En 2011, il prend la tête du Comité de coordination des musulmans turcs de France (CCMTF), l’association censée assurer la liaison entre le ministère de l’Intérieur et l’antenne française de Ditib, l’émanation à l’étranger de Diyanet, le bureau des affaires religieuses du gouvernement turc. À l’époque, déjà, sa nomination surprise fait jaser : l’hypothèse d’une présidence tournante du CFCM prenant corps, il est élu président du CCMTF par "un vote à main levée et non à bulletin secret", précise à La Croix son prédécesseur, qui souligne qu’il s’agissait là d’une violation des statuts de l’association, ce qui l’a conduit à porter plainte.

Derrière ce mode de nomination peu orthodoxe semble se dessiner la main du pouvoir turc. Ahmet Ogras aurait en effet eu l’appui, selon Libération, de l’influent conseiller aux affaires théologiques de l’ambassade de Turquie à Paris. Ahmet Ogras est depuis longtemps acteur du lobbying turc en France.
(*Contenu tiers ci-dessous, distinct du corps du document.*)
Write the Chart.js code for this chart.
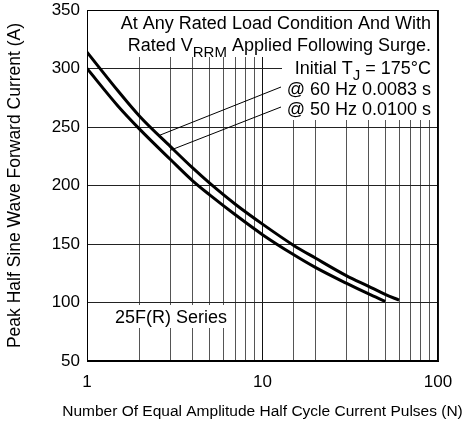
<!DOCTYPE html>
<html><head><meta charset="utf-8">
<script src="https://cdn.jsdelivr.net/npm/chart.js@4.4.1/dist/chart.umd.min.js"></script>
<style>html,body{margin:0;padding:0;background:#fff}</style>
</head><body>
<canvas id="c" width="465" height="425" style="display:block;width:465px;height:425px"></canvas>
<script>
// ---- data ----
const pulses60 = [1, 1.5, 2, 3, 4, 5, 7, 10, 15, 20, 30, 40, 50, 60];
const current60 = [314, 281, 259, 233, 215, 202, 184, 167, 149, 138, 123, 114, 107, 102];
const pulses50 = [1, 1.5, 2, 3, 4, 5, 7, 10, 15, 20, 30, 40, 50];
const current50 = [300, 268, 248, 222, 204, 192, 175, 158, 141, 130, 116.5, 107.5, 101];
const xTickLabels = [1, 10, 100];
const yTicks = [50, 100, 150, 200, 250, 300, 350];
const xTitle = 'Number Of Equal Amplitude Half Cycle Current Pulses (N)';
const yTitle = 'Peak Half Sine Wave Forward Current (A)';
const noteLines = ['At Any Rated Load Condition And With', 'Rated V|RRM| Applied Following Surge.', 'Initial T|J| = 175°C', '@ 60 Hz 0.0083 s', '@ 50 Hz 0.0100 s'];
const seriesLabel = '25F(R) Series';
const leaderStarts = [[2.6, 243], [2.97, 230]];

const FONT = '"Liberation Sans", Arial, Helvetica, sans-serif';
Chart.defaults.font.family = FONT;
Chart.defaults.color = '#000';

function pts(xs, ys) { return xs.map((x, i) => ({x, y: ys[i]})); }

function drawRich(ctx, str, rightX, baseY, size, subSize, subDrop) {
  const parts = str.split('|');
  const widths = parts.map((p, i) => {
    ctx.font = (i % 2 ? subSize : size) + 'px ' + FONT;
    return ctx.measureText(p).width;
  });
  const total = widths.reduce((a, b) => a + b, 0);
  let x = rightX - total;
  parts.forEach((p, i) => {
    ctx.font = (i % 2 ? subSize : size) + 'px ' + FONT;
    ctx.fillText(p, x, baseY + (i % 2 ? subDrop : 0));
    x += widths[i];
  });
}

const notes = {
  id: 'notes',
  beforeDatasetsDraw(chart) {
    const {ctx, chartArea: a} = chart;
    ctx.save();
    ctx.fillStyle = '#fff';
    ctx.fillRect(a.left + 1, a.top + 1, a.right - a.left - 2, 46);
    ctx.fillRect(a.left + 195, a.top + 46, a.right - a.left - 196, 64);
    ctx.fillRect(a.left + 25, a.top + 295, 119, 23);
    ctx.restore();
  },
  afterDatasetsDraw(chart) {
    const {ctx, chartArea: a, scales} = chart;
    ctx.save();
    ctx.strokeStyle = '#000';
    ctx.lineWidth = 1;
    const ends = [[a.left + 194, a.top + 77], [a.left + 194, a.top + 97]];
    leaderStarts.forEach((s, i) => {
      ctx.beginPath();
      ctx.moveTo(scales.x.getPixelForValue(s[0]), scales.y.getPixelForValue(s[1]));
      ctx.lineTo(ends[i][0], ends[i][1]);
      ctx.stroke();
    });
    ctx.fillStyle = '#000';
    ctx.textAlign = 'left';
    ctx.textBaseline = 'alphabetic';
    const rx = a.right - 7;
    const bases = [19, 41, 64, 85, 105];
    noteLines.forEach((t, i) => drawRich(ctx, t, rx, a.top + bases[i], 18, 15, 6));
    ctx.font = '18px ' + FONT;
    ctx.fillText(seriesLabel, a.left + 28, a.top + 313);
    ctx.strokeStyle = '#000';
    ctx.strokeRect(Math.round(a.left) + 0.5, Math.round(a.top) + 0.5, Math.round(a.right - a.left) - 1, Math.round(a.bottom - a.top) - 1);
    // axis titles
    ctx.textAlign = 'center';
    ctx.textBaseline = 'middle';
    ctx.font = '15.5px ' + FONT;
    ctx.fillText(xTitle, (a.left + a.right) / 2, a.bottom + 51);
    ctx.save();
    ctx.translate(15, (a.top + a.bottom) / 2);
    ctx.rotate(-Math.PI / 2);
    ctx.font = '17.5px ' + FONT;
    ctx.fillText(yTitle, 0, 0);
    ctx.restore();
    ctx.restore();
  }
};

new Chart(document.getElementById('c'), {
  type: 'line',
  data: {
    datasets: [
      {label: '@ 60 Hz 0.0083 s', data: pts(pulses60, current60), borderColor: '#000', borderWidth: 3, pointRadius: 0, cubicInterpolationMode: 'monotone', fill: false},
      {label: '@ 50 Hz 0.0100 s', data: pts(pulses50, current50), borderColor: '#000', borderWidth: 3, pointRadius: 0, cubicInterpolationMode: 'monotone', fill: false}
    ]
  },
  options: {
    responsive: false,
    animation: false,
    devicePixelRatio: 1,
    layout: {padding: {top: 10, right: 27, left: 0, bottom: 0}},
    plugins: {legend: {display: false}, tooltip: {enabled: false}},
    scales: {
      x: {
        type: 'logarithmic', min: 1, max: 100,
        afterFit(s) { s.height = 64; s.paddingLeft = 0; s.paddingRight = 0; },
        grid: {
          drawTicks: false,
          color: ctx => (ctx.tick && xTickLabels.includes(ctx.tick.value)) ? '#111' : '#555',
          lineWidth: 1
        },
        border: {display: true, color: '#000'},
        ticks: {
          autoSkip: false, maxRotation: 0, padding: 11,
          font: {size: 17},
          callback: v => xTickLabels.includes(v) ? String(v) : ''
        }
      },
      y: {
        type: 'linear', min: 50, max: 350,
        afterFit(s) { s.width = 87; s.paddingTop = 0; s.paddingBottom = 0; },
        afterBuildTicks(s) { s.ticks = yTicks.map(v => ({value: v})); },
        grid: {drawTicks: false, color: '#222', lineWidth: 1},
        border: {display: true, color: '#000'},
        ticks: {padding: 7, font: {size: 17}}
      }
    }
  },
  plugins: [notes]
});
</script>
</body></html>
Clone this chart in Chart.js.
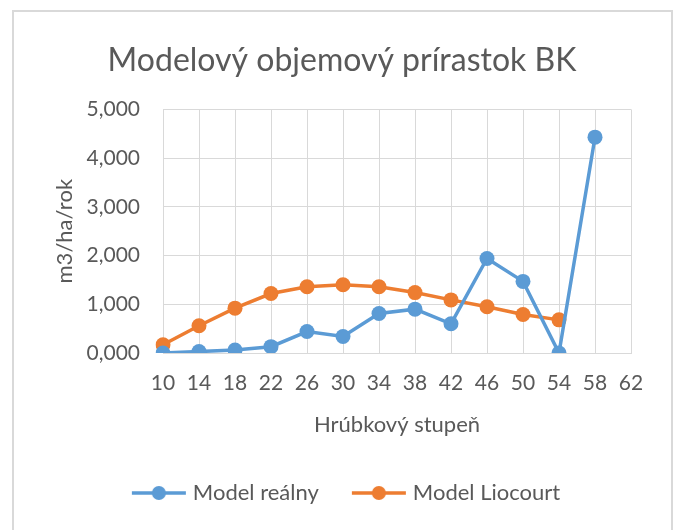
<!DOCTYPE html>
<html lang="sk">
<head>
    <meta charset="utf-8">
    <title>Modelový objemový prírastok BK</title>
    <script src="https://cdn.jsdelivr.net/npm/chart.js@4"></script>
    <style>
        html, body {
            margin: 0;
            padding: 0;
            background: #ffffff;
            overflow: hidden;
        }

        .frame {
            position: absolute;
            left: 12px;
            top: 10px;
            width: 657px;
            height: 560px;
            border: 2px solid #d9d9d9;
        }

        .wrap {
            position: absolute;
            left: 0;
            top: 0;
            width: 688px;
            height: 530px;
        }
    </style>
</head>
<body>
<div class="frame"></div>
<div class="wrap">
    <canvas id="myChart" width="688" height="530"></canvas>
</div>

<script>
    // categories (hrubkovy stupen) and series values
    var stupne = ['10', '14', '18', '22', '26', '30', '34', '38', '42', '46', '50', '54', '58', '62'];
    var modelRealny = [0.00, 0.03, 0.06, 0.13, 0.44, 0.34, 0.81, 0.90, 0.60, 1.94, 1.47, 0.00, 4.43, null];
    var modelLiocourt = [0.17, 0.56, 0.92, 1.22, 1.36, 1.40, 1.36, 1.24, 1.09, 0.95, 0.79, 0.68, null, null];
    var yTicks = [0, 1, 2, 3, 4, 5];

    var textColor = '#595959';
    var gridColor = '#d9d9d9';
    var fontName = 'Lato, "Open Sans", sans-serif';

    // legend marker: short line with a dot, like in Excel
    function legendMarker(color) {
        var c = document.createElement('canvas');
        c.width = 56;
        c.height = 16;
        var g = c.getContext('2d');
        g.strokeStyle = color;
        g.lineWidth = 3.5;
        g.beginPath();
        g.moveTo(1, 8);
        g.lineTo(55, 8);
        g.stroke();
        g.fillStyle = color;
        g.beginPath();
        g.arc(28, 8, 7, 0, Math.PI * 2);
        g.fill();
        return c;
    }

    // nudge the legend a bit to the right, Excel does not centre it exactly
    var legendShift = {
        id: 'legendShift',
        afterUpdate: function (chart) {
            if (chart.legend) {
                chart.legend.left += 6;
                chart.legend.right += 6;
            }
        }
    };

    var ctx = document.getElementById('myChart').getContext('2d');
    var chart = new Chart(ctx, {
        type: 'line',
        data: {
            labels: stupne,
            datasets: [{
                label: 'Model reálny',
                data: modelRealny,
                borderColor: '#5b9bd5',
                backgroundColor: '#5b9bd5',
                borderWidth: 3.5,
                pointRadius: 7.5,
                pointHoverRadius: 7.5,
                pointBorderWidth: 0,
                tension: 0,
                pointStyle: 'circle'
            }, {
                label: 'Model Liocourt',
                data: modelLiocourt,
                borderColor: '#ed7d31',
                backgroundColor: '#ed7d31',
                borderWidth: 3.5,
                pointRadius: 7.5,
                pointHoverRadius: 7.5,
                pointBorderWidth: 0,
                tension: 0,
                pointStyle: 'circle'
            }]
        },
        plugins: [legendShift],
        options: {
            responsive: false,
            animation: false,
            layout: {
                padding: {left: 18, right: 22, top: 0, bottom: 16}
            },
            plugins: {
                title: {
                    display: true,
                    text: 'Modelový objemový prírastok BK',
                    color: textColor,
                    font: {family: fontName, size: 32, weight: 'normal'},
                    padding: {top: 41, bottom: 30}
                },
                legend: {
                    position: 'bottom',
                    labels: {
                        color: textColor,
                        font: {family: fontName, size: 22},
                        usePointStyle: true,
                        pointStyleWidth: 46,
                        padding: 37,
                        generateLabels: function (chart) {
                            return chart.data.datasets.map(function (ds, i) {
                                return {
                                    text: ds.label,
                                    fontColor: textColor,
                                    pointStyle: legendMarker(ds.borderColor),
                                    datasetIndex: i,
                                    lineWidth: 0,
                                    hidden: false
                                };
                            });
                        }
                    }
                },
                tooltip: {enabled: false}
            },
            scales: {
                x: {
                    offset: false,
                    grid: {color: gridColor, drawTicks: false},
                    border: {color: gridColor},
                    ticks: {
                        color: textColor,
                        font: {family: fontName, size: 21},
                        padding: 18,
                        maxRotation: 0,
                        autoSkip: false
                    },
                    title: {
                        display: true,
                        text: 'Hrúbkový stupeň',
                        color: textColor,
                        font: {family: fontName, size: 22},
                        padding: {top: 14, bottom: 7}
                    },
                    afterFit: function (axis) {
                        axis.height = 92;
                    }
                },
                y: {
                    min: 0,
                    max: 5,
                    afterBuildTicks: function (axis) {
                        axis.ticks = yTicks.map(function (v) { return {value: v}; });
                    },
                    grid: {color: gridColor, drawTicks: false},
                    border: {color: gridColor},
                    ticks: {
                        color: textColor,
                        font: {family: fontName, size: 21},
                        padding: 23,
                        callback: function (v) {
                            return Number(v).toFixed(3).replace('.', ',');
                        }
                    },
                    title: {
                        display: true,
                        text: 'm3/ha/rok',
                        color: textColor,
                        font: {family: fontName, size: 22},
                        padding: {top: 34, bottom: 4}
                    },
                    afterFit: function (axis) {
                        axis.width = 145;
                    }
                },
                // empty right axis, only keeps room so the title stays centred
                yRight: {
                    position: 'right',
                    display: true,
                    min: 0,
                    max: 5,
                    grid: {display: false},
                    border: {display: false},
                    ticks: {display: false},
                    afterFit: function (axis) {
                        axis.width = 35;
                    }
                }
            }
        }
    });
</script>
</body>
</html>
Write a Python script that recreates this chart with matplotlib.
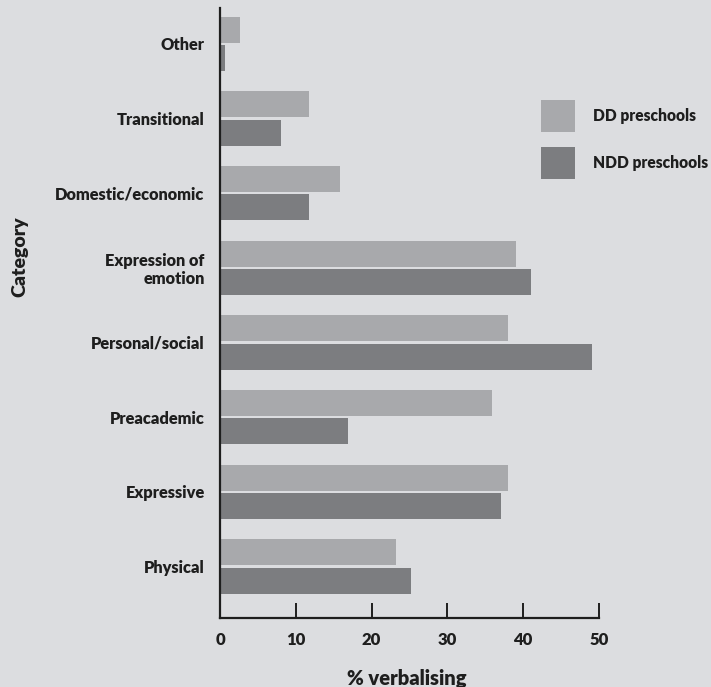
import matplotlib
matplotlib.use("Agg")
import matplotlib.pyplot as plt
import numpy as np

categories = ["Physical", "Expressive", "Preacademic", "Personal/social",
              "Expression of\nemotion", "Domestic/economic", "Transitional", "Other"]
dd_values = [23.2, 38.0, 35.9, 38.0, 39.0, 15.8, 11.8, 2.7]
ndd_values = [25.2, 37.1, 16.9, 49.1, 41.0, 11.8, 8.0, 0.7]
series_names = ["DD preschools", "NDD preschools"]
x_ticks = [0, 10, 20, 30, 40, 50]

BG = "#dcdde0"
DD_COLOR = "#a8a9ac"
NDD_COLOR = "#7c7d80"
INK = "#1e1e1e"
FONT = ["Lato", "DejaVu Sans"]
W = "heavy"

plt.rcParams["font.family"] = FONT

fig = plt.figure(figsize=(7.11, 6.87), dpi=100, facecolor=BG)
ax = fig.add_axes([220/711, 1-618/687, (599-220)/711, (618-8)/687])
ax.set_facecolor(BG)

y = np.arange(len(categories))
h = 0.35
off = 0.19
ax.barh(y + off, dd_values, height=h, color=DD_COLOR, label=series_names[0])
ax.barh(y - off, ndd_values, height=h, color=NDD_COLOR, label=series_names[1])

ax.set_xlim(0, 50)
ax.set_ylim(-0.69, 7.48)
ax.set_xticks(x_ticks)
ax.set_xticklabels([str(t) for t in x_ticks], fontsize=12, fontweight=W, color=INK)
ax.set_yticks(y)
ax.set_yticklabels(categories, fontsize=11.8, fontweight=W, color=INK)
ax.tick_params(axis="x", direction="in", length=11, width=1.4, color=INK, pad=10)
ax.tick_params(axis="y", length=0, pad=11)
for lab in ax.get_yticklabels():
    lab.set_multialignment("right")
    lab.set_linespacing(1.1)

for s in ["top", "right"]:
    ax.spines[s].set_visible(False)
for s in ["left", "bottom"]:
    ax.spines[s].set_color(INK)
    ax.spines[s].set_linewidth(1.6)

fig.text(407/711, 1-678/687, "% verbalising", ha="center", va="center",
         fontsize=14.5, fontweight=W, color=INK)
fig.text(20/711, 1-257/687, "Category", ha="center", va="center", rotation=90,
         fontsize=14, fontweight=W, color=INK)

leg = fig.legend(loc="upper left", bbox_to_anchor=(535/711, 1-94/687), frameon=False,
                 handlelength=2.2, handleheight=2.75, handletextpad=1.15, labelspacing=1.0,
                 borderaxespad=0, borderpad=0.4,
                 prop={"family": FONT, "weight": W, "size": 11.2})
for t in leg.get_texts():
    t.set_color(INK)

fig.savefig("out.png", dpi=100, facecolor=BG)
Il est ainsi l’un des fondateurs, en 2005, de l'Union des démocrates turcs européens (UETD), dont il reconnaît lui-même que Recep Tayyip Erdogan était l’instigateur, rapporte l’AFP. Cet organisme est un "paravent européen de l’AKP", selon Emre Demir. In fine, c’est Ogras qui dirigera l’antenne française de l’UETD.

"Contact person" de l’AKP

Les liens d’Ahmed Ogras avec Ankara semblent même plus profonds. "Ce n’est pas un secret qu’il y entretient des liens très importants, dont celui avec son beau-frère et sa belle-sœur, conseillers d’Erdogan au palais présidentiel, raconte Emre Demir. Il a des connaissances très claires au sein de l’AKP, il est d’ailleurs assez largement considéré par la communauté turque comme la 'contact person' de l’AKP."

Ahmet Ogras réfute plus ou moins fermement ces liens qu’on lui impute avec le pouvoir turc. "Je n’ai aucun lien personnel avec M. Erdogan", assure-t-il par exemple à Jeune Afrique avant de nuancer : "Mais c’est un homme ouvert à tous, qui vient du peuple et pour qui le peuple est sacré." Même genre de pirouette lorsque l’AFP lui pose la question : "Parmi les valeurs que mes parents m'ont inculquées, on respecte les autorités." Un respect qu’il tente de dissocier d’une allégeance que beaucoup lui attribuent.

L’arrivée d’Ogras à la tête du CFCM reste toutefois une victoire essentiellement symbolique pour Recep Tayyip Erdogan. Le Conseil reste une association dont le rôle est de chapeauter la galaxie associative musulmane et dont le fonctionnement est entravé par l’absence de financement public. Il est donc peu probable que le président turc obtienne par là un levier de pression plus important qu’il n’en disposait déjà. Il sera temps de faire le bilan de la présidence d’Ahmet Ogras, le 1er juin 2019.